Der Palliativmediziner ist bei seinen Patienten oft der Erste, der die Wörter «Tod» und «Sterben» benützt. Und direkt fragt, wie man die letzten Monate verbringen wolle. Oft sind die Patienten enorm erleichtert, wenn sie mit jemandem über ihre tiefsten Ängste sprechen können. Wird der Tod schmerzhaft? Könnte ich ersticken? Ist es für die Angehörigen schlimm, das Sterben mitanzusehen? 

Manchmal sind auch Nebensächlichkeiten am wichtigsten. So erzählte zum Beispiel eine krebskranke Mutter Kunz, ihr einziges Ziel sei noch, sämtliche Geschenke für ihre Kinder bis zum 18. Geburtstag zu kaufen und hübsch einzupacken. «Es braucht Zeit und Bereitschaft, sich auf das Glatteis eines solchen Gesprächs zu begeben», sagt der Palliativmediziner. «Ganz viele Mediziner haben selber Angst vor dem Tod. Vielleicht üben sie auch deshalb den Beruf aus.»

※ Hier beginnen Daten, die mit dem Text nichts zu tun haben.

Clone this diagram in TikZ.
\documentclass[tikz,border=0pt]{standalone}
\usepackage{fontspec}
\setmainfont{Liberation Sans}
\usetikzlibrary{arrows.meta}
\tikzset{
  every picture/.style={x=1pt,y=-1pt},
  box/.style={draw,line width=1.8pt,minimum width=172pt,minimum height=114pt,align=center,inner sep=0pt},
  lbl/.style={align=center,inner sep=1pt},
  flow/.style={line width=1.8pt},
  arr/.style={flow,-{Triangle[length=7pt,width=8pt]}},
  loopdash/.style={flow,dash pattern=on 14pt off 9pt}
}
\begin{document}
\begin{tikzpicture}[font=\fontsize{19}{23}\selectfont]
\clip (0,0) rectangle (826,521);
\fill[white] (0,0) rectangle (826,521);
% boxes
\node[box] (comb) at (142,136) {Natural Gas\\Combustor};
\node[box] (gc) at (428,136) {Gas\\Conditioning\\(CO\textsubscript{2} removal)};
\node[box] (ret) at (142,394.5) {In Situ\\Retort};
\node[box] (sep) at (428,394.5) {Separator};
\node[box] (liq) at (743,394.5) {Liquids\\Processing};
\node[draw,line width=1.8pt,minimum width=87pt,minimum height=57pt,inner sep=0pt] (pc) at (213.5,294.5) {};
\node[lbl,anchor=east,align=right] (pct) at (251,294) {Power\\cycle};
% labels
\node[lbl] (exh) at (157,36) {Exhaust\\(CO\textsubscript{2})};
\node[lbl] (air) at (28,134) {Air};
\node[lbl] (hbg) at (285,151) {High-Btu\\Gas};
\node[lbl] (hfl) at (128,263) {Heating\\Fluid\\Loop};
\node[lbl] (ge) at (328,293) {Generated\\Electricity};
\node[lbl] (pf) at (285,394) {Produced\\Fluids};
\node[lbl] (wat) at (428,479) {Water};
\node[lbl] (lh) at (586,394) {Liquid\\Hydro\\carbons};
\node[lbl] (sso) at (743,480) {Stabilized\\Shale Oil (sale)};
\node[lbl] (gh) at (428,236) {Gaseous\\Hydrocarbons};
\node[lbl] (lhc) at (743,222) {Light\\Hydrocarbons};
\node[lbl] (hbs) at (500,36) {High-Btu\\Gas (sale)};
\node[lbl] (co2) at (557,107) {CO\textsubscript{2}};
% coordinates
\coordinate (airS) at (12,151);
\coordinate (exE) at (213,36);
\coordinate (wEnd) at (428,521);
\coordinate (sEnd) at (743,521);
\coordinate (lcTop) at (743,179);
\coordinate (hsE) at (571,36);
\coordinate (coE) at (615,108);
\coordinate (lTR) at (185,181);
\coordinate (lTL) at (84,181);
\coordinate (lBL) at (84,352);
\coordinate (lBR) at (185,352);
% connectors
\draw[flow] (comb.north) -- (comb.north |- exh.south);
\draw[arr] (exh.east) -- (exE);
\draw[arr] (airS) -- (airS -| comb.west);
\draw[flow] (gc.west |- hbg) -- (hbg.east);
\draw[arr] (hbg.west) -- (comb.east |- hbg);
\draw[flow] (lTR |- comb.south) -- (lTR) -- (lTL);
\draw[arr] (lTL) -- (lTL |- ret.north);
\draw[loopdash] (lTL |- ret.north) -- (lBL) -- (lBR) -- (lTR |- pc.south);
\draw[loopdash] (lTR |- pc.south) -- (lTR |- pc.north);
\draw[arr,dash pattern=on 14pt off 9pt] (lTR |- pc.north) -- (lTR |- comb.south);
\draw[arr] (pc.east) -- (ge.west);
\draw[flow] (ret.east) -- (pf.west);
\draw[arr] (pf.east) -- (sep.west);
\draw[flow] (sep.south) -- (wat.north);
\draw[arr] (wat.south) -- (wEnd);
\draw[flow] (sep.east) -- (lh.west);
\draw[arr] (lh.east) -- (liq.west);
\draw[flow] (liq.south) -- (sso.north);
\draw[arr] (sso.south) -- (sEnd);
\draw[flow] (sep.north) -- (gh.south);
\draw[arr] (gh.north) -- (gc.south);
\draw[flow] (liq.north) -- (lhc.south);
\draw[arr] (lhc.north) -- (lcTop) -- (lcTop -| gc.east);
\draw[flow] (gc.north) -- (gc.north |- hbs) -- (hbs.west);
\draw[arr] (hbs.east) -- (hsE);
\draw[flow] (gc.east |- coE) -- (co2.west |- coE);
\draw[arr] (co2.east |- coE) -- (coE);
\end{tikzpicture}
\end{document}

Wichtigstes Anliegen steht ganz oben

Damit die Wünsche der Patientin oder des Patienten im Vordergrund stehen, hat Roland Kunz im Waidspital ein neues System eingeführt. In jedem Dossier steht als Erstes das wichtigste Anliegen des Patienten. Zum Beispiel: «Lebensqualität statt Lebensverlängerung». Dieses System gibt es erst seit einem halben Jahr. Aber Kunz ist sich sicher, dass er längerfristig Folgen sehen wird: weniger MRI, weniger unnötige Therapien und weniger Überweisungen für langwierige Abklärungen an andere Kliniken.

In den letzten fünf Jahren hat der Schweizerische Nationalfonds das Sterben in der Schweiz untersucht – mit 33 Projekten. «Der rote Faden durch alles war: Man spricht zu wenig über den Tod», sagt der Präsident der Leitungsgruppe, Markus Zimmermann von der Universität Freiburg. Als Gegenmassnahme fordert er einen Ausbau der Palliativpflege. Zimmermann ist überzeugt, so auch der Übertherapierung entgegenzuwirken: Im Fokus stehe der Erhalt der Lebensqualität, nicht die Maximaltherapie. 

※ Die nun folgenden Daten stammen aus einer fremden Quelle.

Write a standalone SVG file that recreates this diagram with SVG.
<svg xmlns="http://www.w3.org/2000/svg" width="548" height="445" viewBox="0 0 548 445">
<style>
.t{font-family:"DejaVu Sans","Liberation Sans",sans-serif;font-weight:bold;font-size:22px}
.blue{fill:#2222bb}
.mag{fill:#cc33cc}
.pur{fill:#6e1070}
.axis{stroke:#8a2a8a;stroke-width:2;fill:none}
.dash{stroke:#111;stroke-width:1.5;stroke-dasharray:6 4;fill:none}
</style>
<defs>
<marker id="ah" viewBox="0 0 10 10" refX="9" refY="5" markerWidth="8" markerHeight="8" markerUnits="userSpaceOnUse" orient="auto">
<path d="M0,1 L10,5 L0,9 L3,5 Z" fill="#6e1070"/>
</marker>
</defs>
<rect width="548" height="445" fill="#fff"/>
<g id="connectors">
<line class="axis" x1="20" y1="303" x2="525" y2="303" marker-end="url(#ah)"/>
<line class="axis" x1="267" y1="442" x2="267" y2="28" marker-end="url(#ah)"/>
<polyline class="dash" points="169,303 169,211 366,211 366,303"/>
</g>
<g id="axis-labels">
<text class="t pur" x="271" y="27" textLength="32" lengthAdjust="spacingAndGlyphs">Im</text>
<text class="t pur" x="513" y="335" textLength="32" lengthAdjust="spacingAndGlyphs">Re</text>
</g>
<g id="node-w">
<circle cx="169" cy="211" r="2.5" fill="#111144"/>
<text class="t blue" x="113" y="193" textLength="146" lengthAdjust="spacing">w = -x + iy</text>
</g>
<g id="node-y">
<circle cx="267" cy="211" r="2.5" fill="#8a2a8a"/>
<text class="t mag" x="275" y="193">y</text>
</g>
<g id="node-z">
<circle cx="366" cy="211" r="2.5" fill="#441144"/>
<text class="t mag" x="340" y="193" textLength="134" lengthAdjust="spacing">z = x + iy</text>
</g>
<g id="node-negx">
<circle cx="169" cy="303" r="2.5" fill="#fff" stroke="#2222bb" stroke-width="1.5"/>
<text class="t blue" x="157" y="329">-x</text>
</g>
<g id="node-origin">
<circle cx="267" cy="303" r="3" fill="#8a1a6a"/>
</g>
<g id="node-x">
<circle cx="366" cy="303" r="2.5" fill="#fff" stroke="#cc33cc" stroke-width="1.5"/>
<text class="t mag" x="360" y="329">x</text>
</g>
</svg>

Studien zeigen, dass die Palliativmedizin auch ohne aggressive Eingriffe das Leben verlängern kann. Lungenkrebskranke etwa starben im Schnitt drei Monate später, wenn sie palliativmedizinisch behandelt wurden, wie eine amerikanische Studie zeigt. Zudem sollen die Sterbenden glücklicher gewesen sein und weniger Schmerzen gehabt haben. «Bei uns ist Palliativpflege noch viel zu wenig etabliert. Mit Ausnahme von wenigen Kantonen wie Waadt und St. Gallen», sagt Zimmermann. Andere europäische Länder – etwa England und Spanien – seien da deutlich weiter.

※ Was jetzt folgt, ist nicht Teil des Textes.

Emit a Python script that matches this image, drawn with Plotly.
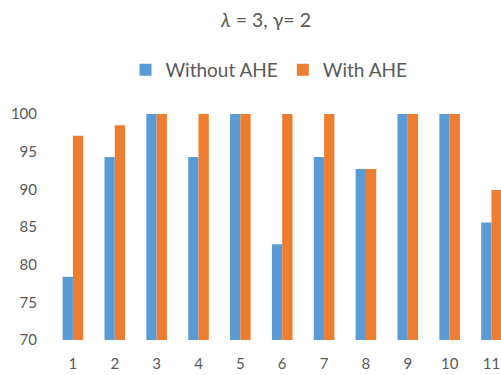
import plotly.graph_objects as go

categories = [1, 2, 3, 4, 5, 6, 7, 8, 9, 10, 11]
without_ahe = [78.4, 94.3, 100, 94.3, 100, 82.7, 94.3, 92.7, 100, 100, 85.6]
with_ahe = [97.1, 98.5, 100, 100, 100, 100, 100, 92.7, 100, 100, 89.9]
y_ticks = [70, 75, 80, 85, 90, 95, 100]

FONT = "Lato"
GREY = "#595959"

fig = go.Figure()
fig.add_trace(go.Bar(x=categories, y=without_ahe, name="Without AHE",
                     marker=dict(color="#5B9BD5", line=dict(width=0))))
fig.add_trace(go.Bar(x=categories, y=with_ahe, name="With AHE",
                     marker=dict(color="#ED7D31", line=dict(width=0))))

fig.update_layout(
    width=501, height=375,
    margin=dict(l=52, r=0, t=114, b=35),
    paper_bgcolor="white", plot_bgcolor="white",
    barmode="group", bargap=0.508, bargroupgap=0,
    font=dict(family=FONT, color=GREY),
    title=dict(text="<i>λ</i> = 3, γ= 2", x=266 / 501, xref="container",
               xanchor="center", y=1 - 20 / 375, yref="container",
               yanchor="middle", font=dict(size=19.5, color=GREY, family=FONT)),
    legend=dict(orientation="h", x=(269 - 52) / 449, xanchor="center",
                y=(340 - 70) / 226, yanchor="middle",
                font=dict(size=19, color=GREY), itemwidth=30,
                tracegroupgap=0, traceorder="normal"),
    showlegend=True,
)
fig.update_xaxes(range=[0.5, 11.227], tickmode="array", tickvals=categories,
                 ticktext=[str(c) for c in categories], showgrid=False,
                 zeroline=False, showline=False, ticks="",
                 tickfont=dict(size=15, color=GREY), ticklabelstandoff=13)
fig.update_yaxes(range=[70, 100], tickmode="array", tickvals=y_ticks,
                 showgrid=False, zeroline=False, showline=False, ticks="",
                 tickfont=dict(size=15, color=GREY), ticklabelstandoff=14)

fig.write_html("out.html")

Kostensparend, aber Verlustgeschäft

Eines der grossen Probleme ist die Finanzierung. Borasios Abteilung am Unispital Lausanne fährt jährlich ein hohes Defizit ein. «Spitalbetten sind teuer», erklärt Ex-Patientenschützerin Kessler. «Wenn man auf einer Palliativstation keine Untersuchungen und Therapien macht, die man der Krankenkasse verrechnen kann, ist das ein Verlustgeschäft.» Dabei habe die Palliativmedizin grosses Sparpotenzial. 

In Neuenburg, das ein gut ausgebildetes Spitex-Netz hat, sind die Kosten für Patienten im letzten Lebensjahr massiv tiefer als in Yverdon – weil sie nicht so oft im Spital sterben. Mobile Palliativteams seien die Zukunft, davon ist Kessler überzeugt. «Einerseits, weil es weniger kostet. Anderseits, weil so der meist wichtigste Wunsch der Patienten erfüllt wird: zu Hause zu sterben.»